Stutzman, R-3rd, called for the Obama administration to intervene on behalf of the Romeike family after the Supreme Court declined to hear their appeal of an immigration ruling that denied them asylum.
Stutzman said the Romeikes face being deported. Uwe and Hannelore Romeike and their six children reportedly left Germany in 2008, saying the nation’s ban on home schooling violated their Christian beliefs, and settled in Morristown, Tenn.
Stutzman said in a statement that President Barack Obama should reject the European belief that children belong to the state and stand instead with families suffering persecution for exercising the basic right to educate their children. Americans have always welcomed those who flee their homelands in pursuit of freedom and President Obama has an opportunity to honor that commitment.
A news release issued by Stutzman’s office said that he and his wife, Christy, decided in May to home-school their two sons.
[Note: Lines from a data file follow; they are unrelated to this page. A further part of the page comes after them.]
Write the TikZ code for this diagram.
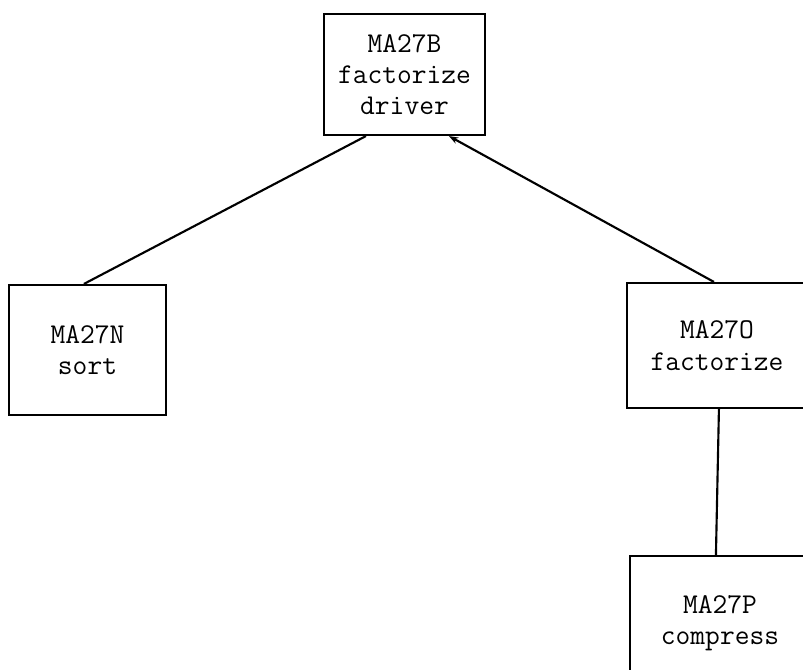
\documentclass[tikz,border=0pt]{standalone}
\usepackage{fontspec}
\usetikzlibrary{calc,arrows.meta}

\tikzset{every picture/.style={line width=0.75pt}}
\tikzset{
  routine/.style={draw, line width=1.6pt, inner sep=0pt, align=center,
    font=\ttfamily\fontsize{21.5}{23.5}\selectfont},
  callline/.style={line width=1.6pt}
}

\begin{document}
\begin{tikzpicture}[x=0.75pt,y=0.75pt,yscale=-1,xscale=1]
	\useasboundingbox (0,0) rectangle (803,670);
	\clip (0,0) rectangle (803,670);

	%boxes
	\node [routine, minimum width=120.75pt, minimum height=90.75pt] (ma27b) at (404.5,74.5) {MA27B\\factorize\\driver};
	\node [routine, minimum width=117.75pt, minimum height=97.5pt] (ma27n) at (87.5,350) {MA27N\\sort};
	\node [routine, minimum width=135pt, minimum height=93.75pt] (ma27o) at (717,345.5) {MA27O\\factorize};
	\node [routine, minimum width=135pt, minimum height=100.5pt] (ma27p) at (720,623) {MA27P\\compress};

	%calls
	\draw [callline] ($(ma27b.south west)+(43,0)$) -- ($(ma27n.north west)+(76,0)$) ;
	\draw [callline, -{Stealth[length=7pt,width=5pt]}] ($(ma27o.north west)+(88,0)$) -- ($(ma27b.south west)+(126,0)$) ;
	\draw [callline] ($(ma27o.south west)+(93,0)$) -- ($(ma27p.north west)+(87,0)$) ;

\end{tikzpicture}
\end{document}
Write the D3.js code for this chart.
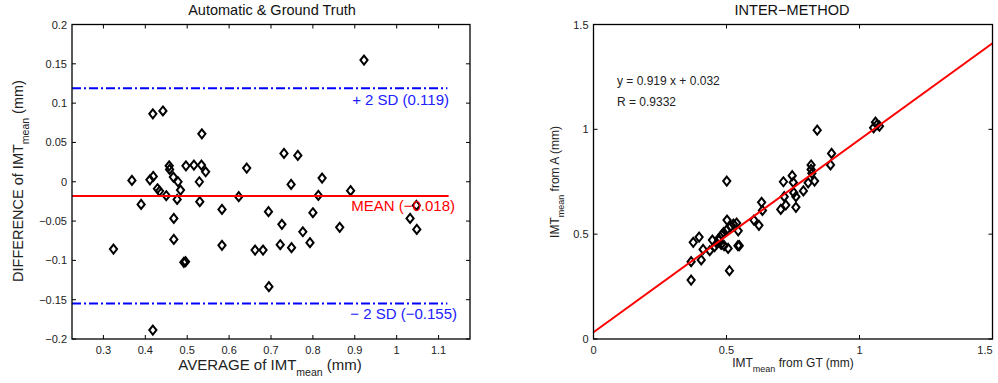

That same month, Stutzman and 26 other Republican members of the House wrote a letter to Attorney General Eric Holder urging asylum for the Romeike family. At the time, Stutzman’s office said he and his wife made the decision to homeschool their sons for a time.
The Stutzmans have homes in the LaGrange County town Howe and in Alexandria, Va.
Rep. Randy Hultgren, R-Ill., said in a June speech on the House floor that his family is home-schooled.